Brown Bag Lunch: The Lattimore Circle: The Saga of an African American Family's Fight for Racial and Social Justice
For African Americans issues of social justice and family have always been deeply intertwined. Librarians Lorie Wies and Julie O’Connor will present the narrative of the Lattimore family - a local African American family whose lives and activities influenced American history from the Revolutionary War through the early 20th Century.
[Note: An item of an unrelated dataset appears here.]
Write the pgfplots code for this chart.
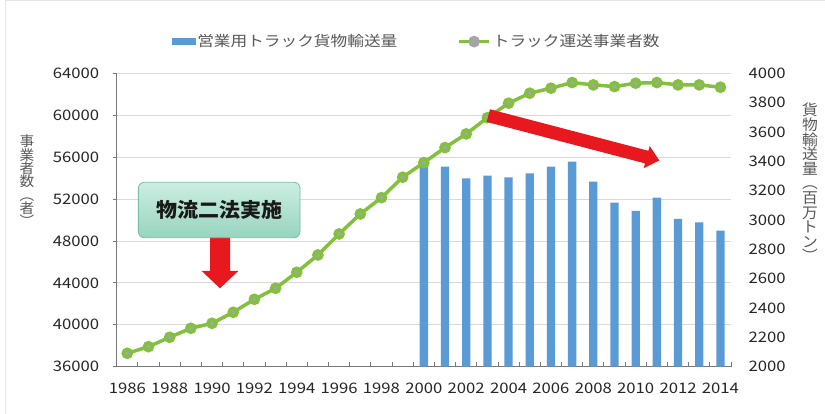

The Lattimore’s were significant figures in the Abolitionist movement in early Albany. In 1847, they moved to Saratoga County where their activism continued. Members of the large multi-generational family played pivotal roles in local, state and national movements for abolition, temperance, equal rights, education and social reform. Over the course of time, the Lattimore’s developed connections with many of the early Black abolitionists such the Paul brothers, William Lloyd Garrison, Frederick Douglas, Peter Baltimore and suffragists Susan B Anthony and Mary Church Terrell. Their influence extended from New York into New England, to Washington D.C., to Louisiana. Their story begins in the time of the Revolutionary War when slavery was the law of the land and continues into the turbulent fight in the 19th century for freedom, the Underground Railroad and the Civil War. Post-war successive generations are pioneers in education, equal rights, and social reform and are members of what has become known as the Black Aristocracy of the Gilded Age.